* START Available data *
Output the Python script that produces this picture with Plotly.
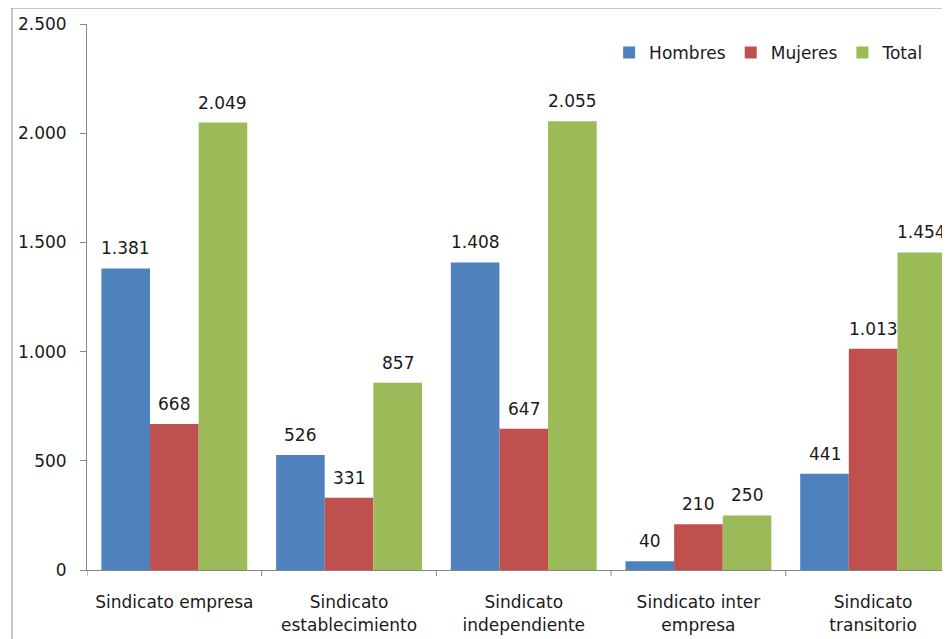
import plotly.graph_objects as go

categories = ["Sindicato empresa", "Sindicato<br>establecimiento", "Sindicato<br>independiente",
              "Sindicato inter<br>empresa", "Sindicato<br>transitorio"]
hombres = [1381, 526, 1408, 40, 441]
mujeres = [668, 331, 647, 210, 1013]
total = [2049, 857, 2055, 250, 1454]
series_names = ["Hombres", "Mujeres", "Total"]
series_colors = ["#4F81BD", "#C0504D", "#9BBB59"]
y_ticks = [0, 500, 1000, 1500, 2000, 2500]

FONT = "DejaVu Sans"
TXT = "#1a1a1a"
BARGAP = 0.165

fig = go.Figure()
x_idx = list(range(len(categories)))
all_series = [hombres, mujeres, total]
for name, vals, col in zip(series_names, all_series, series_colors):
    fig.add_trace(go.Bar(
        x=x_idx, y=vals, name=name, marker=dict(color=col, line=dict(width=0)),
    ))

# data labels above bars
n = len(all_series)
bw = (1 - BARGAP) / n
for i, vals in enumerate(all_series):
    for xi, v in zip(x_idx, vals):
        fig.add_annotation(
            x=xi + (i - (n - 1) / 2) * bw, y=v, xref="x", yref="y",
            text=f"{v:,}".replace(",", "."), showarrow=False,
            yanchor="bottom", yshift=8,
            font=dict(family=FONT, size=17, color=TXT),
        )

# the page body adds an 8px offset; margins compensate
fig.update_layout(
    width=950, height=639,
    margin=dict(l=79, r=8, t=16, b=77, autoexpand=False),
    paper_bgcolor="white", plot_bgcolor="white",
    barmode="group", bargap=BARGAP, bargroupgap=0,
    separators=",.",
    font=dict(family=FONT, size=17, color=TXT),
    legend=dict(orientation="h", x=0.605, xanchor="left", y=0.947, yanchor="middle",
                font=dict(family=FONT, size=17, color=TXT), bgcolor="rgba(0,0,0,0)",
                traceorder="normal", itemwidth=30),
    xaxis=dict(
        tickmode="array", tickvals=x_idx, ticktext=categories, automargin=False,
        range=[-0.5, 4.44], showline=True, linecolor="#868686", linewidth=1,
        ticks="", showgrid=False, ticklabelstandoff=17,
        tickfont=dict(family=FONT, size=17, color=TXT), zeroline=False,
    ),
    yaxis=dict(
        range=[0, 2500], tickvals=y_ticks, tickformat=",d", automargin=False,
        showline=True, linecolor="#868686", linewidth=1,
        ticks="outside", ticklen=6, tickcolor="#868686", showgrid=False,
        zeroline=False, ticklabelstandoff=10,
        tickfont=dict(family=FONT, size=17, color=TXT),
    ),
)

# x-axis boundary ticks between categories
for b in [-0.5, 0.5, 1.5, 2.5, 3.5]:
    fig.add_shape(type="line", xref="x", yref="paper", x0=b, x1=b, y0=0, y1=-0.011,
                  line=dict(color="#868686", width=1))

# outer chart border
fig.add_shape(type="rect", xref="paper", yref="paper", x0=-0.0869, x1=1.2, y0=-0.3, y1=1.0293,
              line=dict(color="#8c8c8c", width=1), fillcolor="rgba(0,0,0,0)", layer="below")

fig.write_html("out.html")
* END Available data *
Aim of the task: Print out the whole of the material word for word, without pictures.

In response:
Output the Python script that produces this picture with Plotly.
import plotly.graph_objects as go

categories = ["Sindicato empresa", "Sindicato<br>establecimiento", "Sindicato<br>independiente",
              "Sindicato inter<br>empresa", "Sindicato<br>transitorio"]
hombres = [1381, 526, 1408, 40, 441]
mujeres = [668, 331, 647, 210, 1013]
total = [2049, 857, 2055, 250, 1454]
series_names = ["Hombres", "Mujeres", "Total"]
series_colors = ["#4F81BD", "#C0504D", "#9BBB59"]
y_ticks = [0, 500, 1000, 1500, 2000, 2500]

FONT = "DejaVu Sans"
TXT = "#1a1a1a"
BARGAP = 0.165

fig = go.Figure()
x_idx = list(range(len(categories)))
all_series = [hombres, mujeres, total]
for name, vals, col in zip(series_names, all_series, series_colors):
    fig.add_trace(go.Bar(
        x=x_idx, y=vals, name=name, marker=dict(color=col, line=dict(width=0)),
    ))

# data labels above bars
n = len(all_series)
bw = (1 - BARGAP) / n
for i, vals in enumerate(all_series):
    for xi, v in zip(x_idx, vals):
        fig.add_annotation(
            x=xi + (i - (n - 1) / 2) * bw, y=v, xref="x", yref="y",
            text=f"{v:,}".replace(",", "."), showarrow=False,
            yanchor="bottom", yshift=8,
            font=dict(family=FONT, size=17, color=TXT),
        )

# the page body adds an 8px offset; margins compensate
fig.update_layout(
    width=950, height=639,
    margin=dict(l=79, r=8, t=16, b=77, autoexpand=False),
    paper_bgcolor="white", plot_bgcolor="white",
    barmode="group", bargap=BARGAP, bargroupgap=0,
    separators=",.",
    font=dict(family=FONT, size=17, color=TXT),
    legend=dict(orientation="h", x=0.605, xanchor="left", y=0.947, yanchor="middle",
                font=dict(family=FONT, size=17, color=TXT), bgcolor="rgba(0,0,0,0)",
                traceorder="normal", itemwidth=30),
    xaxis=dict(
        tickmode="array", tickvals=x_idx, ticktext=categories, automargin=False,
        range=[-0.5, 4.44], showline=True, linecolor="#868686", linewidth=1,
        ticks="", showgrid=False, ticklabelstandoff=17,
        tickfont=dict(family=FONT, size=17, color=TXT), zeroline=False,
    ),
    yaxis=dict(
        range=[0, 2500], tickvals=y_ticks, tickformat=",d", automargin=False,
        showline=True, linecolor="#868686", linewidth=1,
        ticks="outside", ticklen=6, tickcolor="#868686", showgrid=False,
        zeroline=False, ticklabelstandoff=10,
        tickfont=dict(family=FONT, size=17, color=TXT),
    ),
)

# x-axis boundary ticks between categories
for b in [-0.5, 0.5, 1.5, 2.5, 3.5]:
    fig.add_shape(type="line", xref="x", yref="paper", x0=b, x1=b, y0=0, y1=-0.011,
                  line=dict(color="#868686", width=1))

# outer chart border
fig.add_shape(type="rect", xref="paper", yref="paper", x0=-0.0869, x1=1.2, y0=-0.3, y1=1.0293,
              line=dict(color="#8c8c8c", width=1), fillcolor="rgba(0,0,0,0)", layer="below")

fig.write_html("out.html")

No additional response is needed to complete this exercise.